My intelligence thrillers were inspired by my Israeli professional background, as well as by my twenty years of service for the United States Government. During those years, I had a publicly known 'daytime' activity as well as a covert 'nighttime' activity. Since 1985, I have been representing the United States government in its Israeli civil ligation appearing in Israeli courts in lawsuits to which the U.S was a party. However, away from the public eye, I was also engaged by the U.S government to perform intelligence gathering in multi-million dollar white-collar crime cases that required sensitive undercover work in more than thirty countries. Obviously, in my years working for the U.S. Department of Justice and other federal agencies, I could not share the hair-raising aspects of my work with anyone but my supervisors, and some adventures not even with them. Sadly, many of these events, which are sometimes more fascinating and breathtaking than the best fiction I have ever read, will never see the light of day. The story of Dan Gordon and his battle against the invisible FOE ' forces of evil'is my idea of the next-best thing.
A globetrotting legal practice has left little time for hobbies. However, one night in a small hotel in a faraway country, I finally had the time to fulfill my urge to write. I was on U.S government assignment collecting intelligence on a particularly vile and violent criminal organization. Earlier that evening, I'd received a phone call from the local INTERPOL contact. "You've been exposed. I suggest you stay in your hotel. We'll arrange for your safe departure tomorrow morning." Is it any wonder I couldn't sleep that night, between jet lag and the rage that came from being unarmed and unable to leave the hotel without my hosts' protection? I poured it all into the writing, and the result was Triple Identity.
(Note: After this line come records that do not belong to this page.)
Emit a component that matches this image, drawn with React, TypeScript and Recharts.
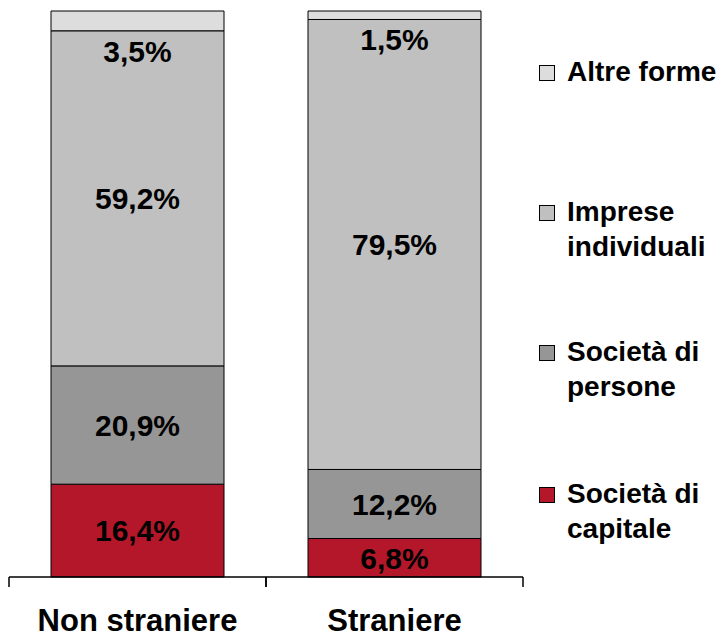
import React from "react";
import { BarChart, Bar, XAxis, YAxis, LabelList } from "recharts";

const categories = ["Non straniere", "Straniere"];
const societaCapitale = [16.4, 6.8];
const societaPersone = [20.9, 12.2];
const impreseIndividuali = [59.2, 79.5];
const altreForme = [3.5, 1.5];

const series = [
    { key: "capitale", name: "Società di\ncapitale", values: societaCapitale, color: "#B4172A" },
    { key: "persone", name: "Società di\npersone", values: societaPersone, color: "#969696" },
    { key: "individuali", name: "Imprese\nindividuali", values: impreseIndividuali, color: "#C0C0C0" },
    { key: "altre", name: "Altre forme", values: altreForme, color: "#DDDDDD" },
];

const data = categories.map((name, i) => {
    const row: Record<string, string | number> = { name };
    series.forEach((s) => (row[s.key] = s.values[i]));
    return row;
});

const FONT = "'Liberation Sans', Arial, sans-serif";
const W = 722;
const H = 638;
const MARGIN = { top: 11, right: 199, bottom: 0, left: 9 };
const BAND = (W - MARGIN.left - MARGIN.right) / categories.length;

const fmt = (v: number) => v.toFixed(1).replace(".", ",") + "%";

const makeLabel = (below: boolean) => (props: any) => {
    const { x, y, width, height, value } = props;
    const cy = below ? y + height + 20 : y + height / 2;
    return (
        <text x={x + width / 2} y={cy} dy="0.36em" textAnchor="middle" fontFamily={FONT} fontWeight="bold" fontSize={30} fill="#000">
            {fmt(Number(value))}
        </text>
    );
};

// ticks sit on the category boundaries, not the centres
const CategoryTick = (props: any) => {
    const { x, y, payload } = props;
    const axisY = y - 10;
    return (
        <g>
            <line x1={x - BAND / 2} x2={x - BAND / 2} y1={axisY} y2={axisY + 10} stroke="#000" strokeWidth={1.5} />
            <line x1={x + BAND / 2} x2={x + BAND / 2} y1={axisY} y2={axisY + 10} stroke="#000" strokeWidth={1.5} />
            <text x={x} y={axisY + 54} textAnchor="middle" fontFamily={FONT} fontWeight="bold" fontSize={31} fill="#000">
                {payload.value}
            </text>
        </g>
    );
};

const legendTops = [54, 194, 334, 476];

const App: React.FC = () => {
    const legendItems = [...series].reverse();
    return (
        <div style={{ position: "absolute", left: 0, top: 0, width: W, height: H, background: "#fff" }}>
            <BarChart width={W} height={H} data={data} margin={MARGIN} barCategoryGap={42}>
                <XAxis
                    dataKey="name"
                    height={61}
                    tickSize={10}
                    tickMargin={0}
                    tickLine={false}
                    axisLine={{ stroke: "#000", strokeWidth: 1.5 }}
                    tick={<CategoryTick />}
                    interval={0}
                />
                <YAxis hide domain={[0, 100]} />
                {series.map((s) => (
                    <Bar key={s.key} dataKey={s.key} stackId="a" fill={s.color} stroke="#000" strokeWidth={1} isAnimationActive={false}>
                        <LabelList dataKey={s.key} content={makeLabel(s.key === "altre")} />
                    </Bar>
                ))}
            </BarChart>
            {legendItems.map((s, i) => (
                <div
                    key={s.key}
                    style={{
                        position: "absolute",
                        left: 539,
                        top: legendTops[i],
                        fontFamily: FONT,
                        fontWeight: "bold",
                        fontSize: 28,
                        lineHeight: "35px",
                        color: "#000",
                    }}
                >
                    <div
                        style={{
                            position: "absolute",
                            left: 0,
                            top: 11,
                            width: 14,
                            height: 14,
                            background: s.color,
                            border: "1px solid #000",
                        }}
                    />
                    <div style={{ marginLeft: 28, whiteSpace: "pre" }}>{s.name}</div>
                </div>
            ))}
        </div>
    );
};

export default App;
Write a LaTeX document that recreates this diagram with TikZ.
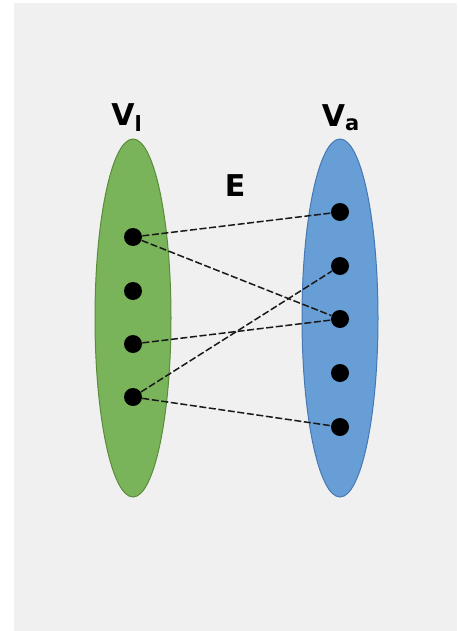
\documentclass[tikz,border=0pt]{standalone}
\usepackage{fontspec}
\setmainfont{DejaVu Sans}
\definecolor{bgrey}{RGB}{240,240,240}
\definecolor{lgreen}{RGB}{122,180,90}
\definecolor{dgreen}{RGB}{90,140,60}
\definecolor{lblue}{RGB}{104,158,214}
\definecolor{dblue}{RGB}{70,120,180}
\tikzset{
  setlbl/.style={draw=none, fill=none, black, font=\fontsize{15}{17}\selectfont\bfseries},
  setlines/.style={line width=0.5pt},
  lset/.style={setlines, draw=dgreen, fill=lgreen},
  aset/.style={setlines, draw=dblue, fill=lblue},
  vdot/.style={circle, fill=black, inner sep=0pt, minimum size=9pt},
  edg/.style={line width=0.75pt, black!90!white, dash pattern=on 3.5pt off 1.3pt},
}

\begin{document}
\begin{tikzpicture}[x=0.5pt, y=-0.5pt]
\useasboundingbox (0,0) rectangle (457,631);
\fill[bgrey] (14,3) rectangle (457,631);
% the two vertex sets
\draw[lset] (133,318) ellipse (38 and 179);
\draw[aset] (340,318) ellipse (38 and 179);
\node[setlbl] (vl) at (127,118) {V\textsubscript{l}};
\node[setlbl] (va) at (341,118) {V\textsubscript{a}};
\node[setlbl] (e) at (235,186) {E};
% vertices
\foreach \i/\y in {1/237, 2/291, 3/344, 4/397}
  \node[vdot] (l\i) at (133,\y) {};
\foreach \i/\y in {1/212, 2/266, 3/319, 4/373, 5/427}
  \node[vdot] (a\i) at (340,\y) {};
% edges
\draw[edg] (l1) -- (a1);
\draw[edg] (l1) -- (a3);
\draw[edg] (l3) -- (a3);
\draw[edg] (l4) -- (a2);
\draw[edg] (l4) -- (a5);
\end{tikzpicture}
\end{document}
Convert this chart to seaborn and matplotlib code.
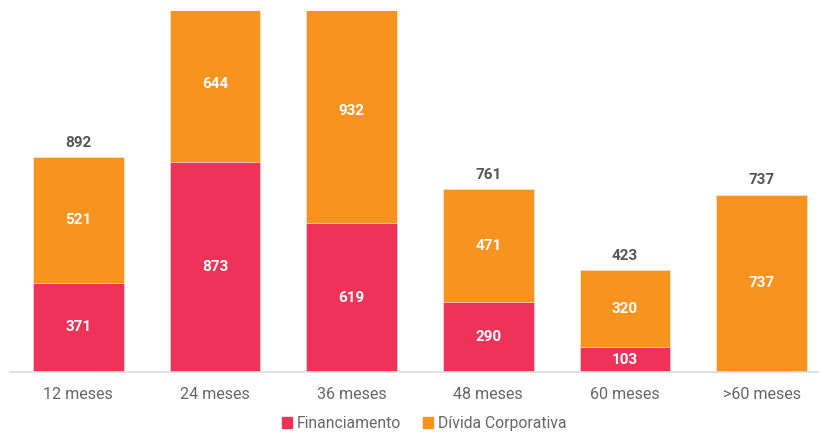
import numpy as np
import pandas as pd
import matplotlib
matplotlib.use("Agg")
import matplotlib.pyplot as plt
import seaborn as sns
from matplotlib.patches import Patch

categorias = ["12 meses", "24 meses", "36 meses", "48 meses", "60 meses", ">60 meses"]
financiamento = [371, 873, 619, 290, 103, 0]
divida_corporativa = [521, 644, 932, 471, 320, 737]

cor_fin = "#EF3358"
cor_div = "#F7931E"

df = pd.DataFrame({"Prazo": categorias, "Financiamento": financiamento,
                   "Divida": divida_corporativa})
df["Total"] = df["Financiamento"] + df["Divida"]

sns.set_style("white")
plt.rcParams["font.family"] = ["Roboto", "DejaVu Sans"]

fig = plt.figure(figsize=(8.19, 4.34), dpi=100)
ax = fig.add_axes([10 / 819, 62 / 434, 1 - 10 / 819, 361 / 434])

sns.barplot(data=df, x="Prazo", y="Total", color=cor_div, width=0.665,
            saturation=1, edgecolor="#fbe3c6", linewidth=0.6, ax=ax)
sns.barplot(data=df, x="Prazo", y="Financiamento", color=cor_fin, width=0.665,
            saturation=1, edgecolor="#f9c9d2", linewidth=0.6, ax=ax)

ymax = 1500
ax.set_ylim(0, ymax)
ax.set_xlim(-0.5, 5.42)

for i, (f, d) in enumerate(zip(financiamento, divida_corporativa)):
    if f > 0:
        ax.text(i, f / 2, str(f), ha="center", va="center", color="white",
                fontsize=11, fontweight="bold")
    if d > 0:
        ax.text(i, f + d / 2, str(d), ha="center", va="center", color="white",
                fontsize=11, fontweight="bold")
    # totals above the visible range are cut off in the reference
    if f + d + 120 < ymax:
        ax.text(i, f + d + 30, str(f + d), ha="center", va="bottom", color="#555555",
                fontsize=11, fontweight="bold")

ax.set_xlabel("")
ax.set_ylabel("")
ax.set_yticks([])
ax.tick_params(axis="x", length=0, pad=11, labelsize=11.6, labelcolor="#666666")
for s in ["top", "right", "left"]:
    ax.spines[s].set_visible(False)
ax.spines["bottom"].set_color("#dddddd")
ax.spines["bottom"].set_linewidth(1.2)

handles = [Patch(color=cor_fin, label="Financiamento"),
           Patch(color=cor_div, label="Dívida Corporativa")]
fig.legend(handles=handles, loc="center", bbox_to_anchor=(0.518, 0.024),
           ncol=2, frameon=False, fontsize=11.3, handlelength=0.65, handleheight=0.65,
           handletextpad=0.3, columnspacing=1.4, labelcolor="#666666")

fig.savefig("out.png", dpi=100)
That book turned out not to be a fluke; I wrote the sequels because I realized I still had adventures to recount, including about events surrounding that same long and sleepless night.
Readers have also asked since Triple Identity and the Red Syndrome's publication whether the events recounted there really happened. One newspaper reviewer even accused me of writing "too authentic" a novel, while another reviewer praised me for it. How can you argue with that? My next thrillers may meet a similar reaction. As to how much of them is "true," I leave it to my readers to decide. All my thrillers were inspired by my work for the U.S. government, but they are a work of fiction rather than autobiography. During those two decades, I was assigned the demanding, sometimes-dangerous task of collecting legal intelligence on white-collar criminals who had absconded from the United States. These individuals usually left with the money they stole to another more welcoming jurisdiction than the United States, which frowns on people who steal millions and launder them. That explains why sometimes, waking up in countless hotels in more than thirty countries, I had trouble remembering where I was. Walking in the long corridors of foreign airports, it was hard to remember whether I was arriving or departing.
More thrillers in the series are to follow. In my professional life, I have had enough adventures, frequently dangerous, to fill at least ten books, and those are just the ones I can talk about.